Adam Ziegler, managing director of the Library Innovation Lab
Historically, libraries have been collections — books, multimedia materials and artwork. But increasingly they’re about connections, linking digital data in new and different ways. The Caselaw Access Project is a state-of-the-art example of that shift.
“So what’s going to result from this project is a huge database of electronic, digital court decisions,” Ziegler explained. “And the world of law has never seen that before.”
‘Unbinding The Law’
Harvard Law’s collection, second only to the one kept by the Library of Congress, includes the civil and criminal case law decisions from every state and federal court.
Ziegler and his team estimate that across all 43,000 case law books in the collection, each has an average of about 921 pages. That’s nearly 40 million pages that need to be digitized.
The law school has so many books that the majority are stored in a vast vault in a hidden hilltop repository in Southborough, out of sight and not very accessible to students and scholars.
Ziegler says the oldest decision in Harvard’s case law collection dates back to Rhode Island’s Court of Trials circa 1647. He wants to extend its future forever.
“We’re all bound by the law,” he said. “We’re all bound by the decisions that judges issue, we ought to be able to read them, and we ought not have to pay to read them.”
The goal of the Caselaw Access Project is to liberate law books, making the contents available to anyone with an internet connection.
“We are literally, and sort of metaphorically, unbinding the law and making it available online for free, which is exciting,” Ziegler says.
The books that are set to be digitized are first shipped from the Southborough storage facility to the law school library. The physical unbinding happens in a prep room, where Zach Bodnar, a digitization specialist, uses an x-acto knife to carefully cut case law books from their bindings. Then a machine slices neatly through the spines of the books.
“The machine itself does chomp with more force than a great white shark,” Bodnar said. “A fun tidbit.”
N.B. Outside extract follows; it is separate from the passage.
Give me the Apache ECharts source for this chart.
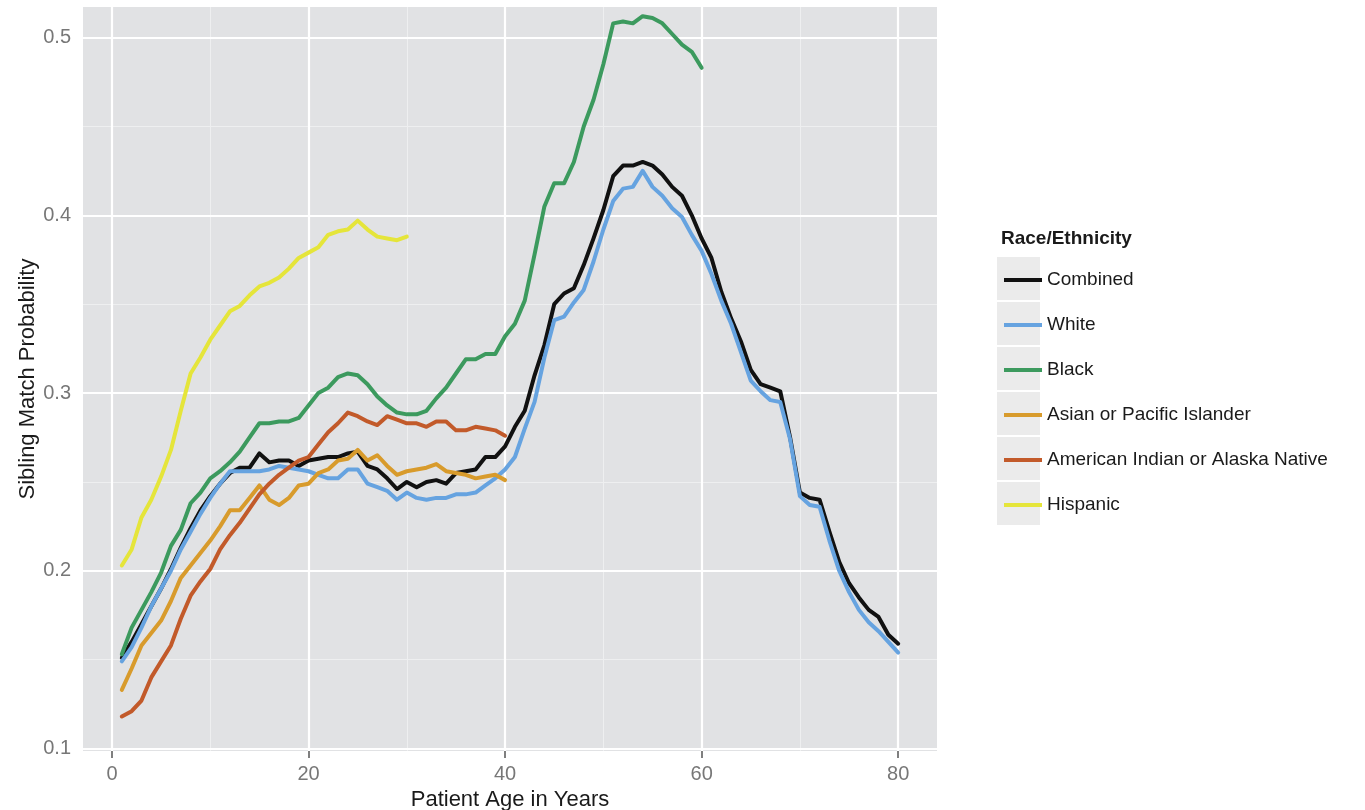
<!DOCTYPE html>
<html>
<head>
<meta charset="utf-8">
<script src="https://cdn.jsdelivr.net/npm/echarts@6/dist/echarts.min.js"></script>
<style>
  html, body { margin: 0; padding: 0; background: #ffffff; }
  #chart { width: 1365px; height: 810px; }
</style>
</head>
<body>
<div id="chart"></div>
<script>
// Patient age (years) for each smoothed estimate
const ages = [
  1, 2, 3, 4, 5, 6, 7, 8, 9, 10, 11, 12, 13, 14, 15, 16, 17, 18, 19, 20,
  21, 22, 23, 24, 25, 26, 27, 28, 29, 30, 31, 32, 33, 34, 35, 36, 37, 38, 39, 40,
  41, 42, 43, 44, 45, 46, 47, 48, 49, 50, 51, 52, 53, 54, 55, 56, 57, 58, 59, 60,
  61, 62, 63, 64, 65, 66, 67, 68, 69, 70, 71, 72, 73, 74, 75, 76, 77, 78, 79, 80
];

// Sibling match probability by race/ethnicity (ages 1..n)
const combined = [
  0.151, 0.160, 0.170, 0.180, 0.190, 0.201, 0.213, 0.224, 0.234, 0.242,
  0.249, 0.255, 0.258, 0.258, 0.266, 0.261, 0.262, 0.262, 0.259, 0.262,
  0.263, 0.264, 0.264, 0.266, 0.267, 0.259, 0.257, 0.252, 0.246, 0.250,
  0.247, 0.250, 0.251, 0.249, 0.255, 0.256, 0.257, 0.264, 0.264, 0.270,
  0.281, 0.290, 0.310, 0.327, 0.350, 0.356, 0.359, 0.372, 0.387, 0.403,
  0.422, 0.428, 0.428, 0.430, 0.428, 0.423, 0.416, 0.411, 0.400, 0.387,
  0.376, 0.357, 0.342, 0.329, 0.313, 0.305, 0.303, 0.301, 0.275, 0.244,
  0.241, 0.240, 0.222, 0.205, 0.193, 0.185, 0.178, 0.174, 0.164, 0.159
];
const white = [
  0.149, 0.157, 0.168, 0.180, 0.190, 0.200, 0.212, 0.222, 0.232, 0.241,
  0.249, 0.256, 0.256, 0.256, 0.256, 0.257, 0.259, 0.258, 0.257, 0.256,
  0.254, 0.252, 0.252, 0.257, 0.257, 0.249, 0.247, 0.245, 0.240, 0.244,
  0.241, 0.240, 0.241, 0.241, 0.243, 0.243, 0.244, 0.248, 0.252, 0.257,
  0.264, 0.280, 0.295, 0.320, 0.341, 0.343, 0.351, 0.358, 0.374, 0.392,
  0.408, 0.415, 0.416, 0.425, 0.416, 0.411, 0.404, 0.399, 0.389, 0.380,
  0.367, 0.352, 0.339, 0.323, 0.307, 0.301, 0.296, 0.295, 0.274, 0.242,
  0.237, 0.236, 0.217, 0.200, 0.188, 0.178, 0.171, 0.166, 0.160, 0.154
];
const black = [
  0.153, 0.168, 0.178, 0.188, 0.199, 0.214, 0.223, 0.238, 0.244, 0.252,
  0.256, 0.261, 0.267, 0.275, 0.283, 0.283, 0.284, 0.284, 0.286, 0.293,
  0.300, 0.303, 0.309, 0.311, 0.310, 0.305, 0.298, 0.293, 0.289, 0.288,
  0.288, 0.290, 0.297, 0.303, 0.311, 0.319, 0.319, 0.322, 0.322, 0.332,
  0.339, 0.352, 0.378, 0.405, 0.418, 0.418, 0.430, 0.450, 0.465, 0.485,
  0.508, 0.509, 0.508, 0.512, 0.511, 0.508, 0.502, 0.496, 0.492, 0.483
];
const asianPacific = [
  0.133, 0.145, 0.158, 0.165, 0.172, 0.183, 0.196, 0.203, 0.210, 0.217,
  0.225, 0.234, 0.234, 0.241, 0.248, 0.240, 0.237, 0.241, 0.248, 0.249,
  0.255, 0.257, 0.262, 0.263, 0.268, 0.262, 0.265, 0.259, 0.254, 0.256,
  0.257, 0.258, 0.260, 0.256, 0.255, 0.254, 0.252, 0.253, 0.254, 0.251
];
const amIndianAlaska = [
  0.118, 0.121, 0.127, 0.140, 0.149, 0.158, 0.173, 0.186, 0.194, 0.201,
  0.212, 0.220, 0.227, 0.235, 0.243, 0.249, 0.254, 0.258, 0.262, 0.264,
  0.271, 0.278, 0.283, 0.289, 0.287, 0.284, 0.282, 0.287, 0.285, 0.283,
  0.283, 0.281, 0.284, 0.284, 0.279, 0.279, 0.281, 0.280, 0.279, 0.276
];
const hispanic = [
  0.203, 0.212, 0.230, 0.240, 0.253, 0.268, 0.290, 0.311, 0.320, 0.330,
  0.338, 0.346, 0.349, 0.355, 0.360, 0.362, 0.365, 0.370, 0.376, 0.379,
  0.382, 0.389, 0.391, 0.392, 0.397, 0.392, 0.388, 0.387, 0.386, 0.388
];

const groupNames = ['Combined', 'White', 'Black', 'Asian or Pacific Islander',
                    'American Indian or Alaska Native', 'Hispanic'];
const groupValues = [combined, white, black, asianPacific, amIndianAlaska, hispanic];

// Axis breaks
const xTicks = [0, 20, 40, 60, 80];
const xMinor = [10, 30, 50, 70];
const yTicks = [0.1, 0.2, 0.3, 0.4, 0.5];
const yMinor = [0.15, 0.25, 0.35, 0.45];

const colors = ['#111111', '#66A3E0', '#3C9A5E', '#D89B2C', '#C25A2A', '#E5E53A'];
const FONT = '"Liberation Sans", Arial, Helvetica, sans-serif';

const chart = echarts.init(document.getElementById('chart'), null, { renderer: 'canvas' });

// panel grid lines (major white, minor faint)
const majorStyle = { color: '#ffffff', width: 2.2, type: 'solid' };
const minorStyle = { color: '#EEEFF0', width: 1, type: 'solid' };
const gridLineData = []
  .concat(xMinor.map(v => ({ xAxis: v, lineStyle: minorStyle })))
  .concat(yMinor.map(v => ({ yAxis: v, lineStyle: minorStyle })))
  .concat(xTicks.map(v => ({ xAxis: v, lineStyle: majorStyle })))
  .concat(yTicks.map(v => ({ yAxis: v, lineStyle: majorStyle })));

const series = [{
  type: 'line',
  name: '__grid',
  data: [],
  silent: true,
  z: 1,
  markLine: {
    silent: true,
    z: 1,
    animation: false,
    symbol: ['none', 'none'],
    label: { show: false },
    emphasis: { disabled: true },
    data: gridLineData
  }
}];

groupNames.forEach((name, gi) => {
  series.push({
    type: 'line',
    name: name,
    data: groupValues[gi].map((v, i) => [ages[i], v]),
    showSymbol: false,
    symbol: 'none',
    z: 10,
    color: colors[gi],
    lineStyle: { width: 4, color: colors[gi], join: 'round', cap: 'round' },
    emphasis: { disabled: true }
  });
});

// grey key backgrounds in the legend
const keyBoxes = groupNames.map((n, i) => ({
  type: 'rect',
  left: 997,
  top: 257 + 45 * i,
  shape: { width: 43, height: 43 },
  style: { fill: '#EBEBEB' },
  z: 0
}));

chart.setOption({
  animation: false,
  backgroundColor: '#ffffff',
  textStyle: { fontFamily: FONT },
  grid: {
    left: 83, top: 7, width: 854, height: 744,
    outerBoundsMode: 'none',
    containLabel: false,
    show: true, backgroundColor: '#E1E2E4', borderWidth: 0
  },
  title: {
    text: 'Race/Ethnicity',
    left: 996, top: 224,
    textStyle: { fontFamily: FONT, fontSize: 19, fontWeight: 'bold', color: '#1a1a1a' }
  },
  graphic: keyBoxes,
  legend: {
    data: groupNames,
    orient: 'vertical',
    left: 999, top: 264,
    icon: 'rect',
    itemWidth: 38, itemHeight: 4,
    itemGap: 23,
    selectedMode: false,
    textStyle: { fontFamily: FONT, fontSize: 19, color: '#1a1a1a', lineHeight: 22 }
  },
  xAxis: {
    type: 'value',
    min: -2.95, max: 83.95,
    name: 'Patient Age in Years',
    nameLocation: 'middle',
    nameGap: 38,
    nameTextStyle: { fontFamily: FONT, fontSize: 22, color: '#1a1a1a' },
    axisLine: { show: false },
    axisTick: { show: true, customValues: xTicks, length: 7, lineStyle: { color: '#555555', width: 1.5 } },
    axisLabel: { customValues: xTicks, fontFamily: FONT, fontSize: 20, color: '#777777', margin: 13 },
    splitLine: { show: false }
  },
  yAxis: {
    type: 'value',
    min: 0.0986, max: 0.5172,
    name: 'Sibling Match Probability',
    nameLocation: 'middle',
    nameGap: 44,
    nameMoveOverlap: false,
    nameTextStyle: { fontFamily: FONT, fontSize: 22, color: '#1a1a1a' },
    axisLine: { show: false },
    axisTick: { show: true, customValues: yTicks, length: 7, lineStyle: { color: '#555555', width: 1.5 } },
    axisLabel: {
      customValues: yTicks, fontFamily: FONT, fontSize: 20, color: '#777777', margin: 12,
      formatter: v => v.toFixed(1)
    },
    splitLine: { show: false }
  },
  series: series
});
</script>
</body>
</html>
From there, the books are sent to another room, where a high speed scanner takes four different images of each page — 100,000 pages a day.
“They also apply metadata that give structure to the resulting file — so we know the name of the case, name of judges, the name of the court, the date on which the decision was issued,” Ziegler explained.
After being scanned, the unbound books are hermetically sealed in plastic along with their original binding using a device used by meat packers.
From there the books are sent to a limestone cave in Kentucky.
“It’s important to have it, just in case,” Ziegler said. “If we need to reboot our democracy for some reason then we’ll have all these books in Louisville. But also if we do our job right then that book will be a backup that’s only needed if only something goes wrong.”
Mining The Data
The digital transformation turns the case law books into files that can be data mined, and the information extracted for profit.
Harvard has granted Ravel Law an eight-year exclusive contract to use the case law information. The law school has an equity interest in the California-based company, which plans to use the data in new and innovative ways.
Daniel Lewis, CEO of Ravel, says it has applications that can detect trends and patterns in the law, even tracking bias among judges, presenting data in a visual way that discloses relationships never seen before in the law.
“So you have this raw case that’s now digital, and then what we can do is add machine learning on top of that. And by adding all these extra pieces of information we make it more possible to sift through millions and millions of documents to find exactly what you want,” Lewis said. “And we do that by combining legal expertise with software engineering.”
Ravel’s applications turn case law data into legal narratives in a way, the company says, word search databases such as LexisNexis and Westlaw do not. And while accessing the raw data is free, the analysis is going to cost you.
The Caselaw Access Project should be complete by next March, in time for Harvard Law School’s bicentennial anniversary and a new chapter in the law school’s future.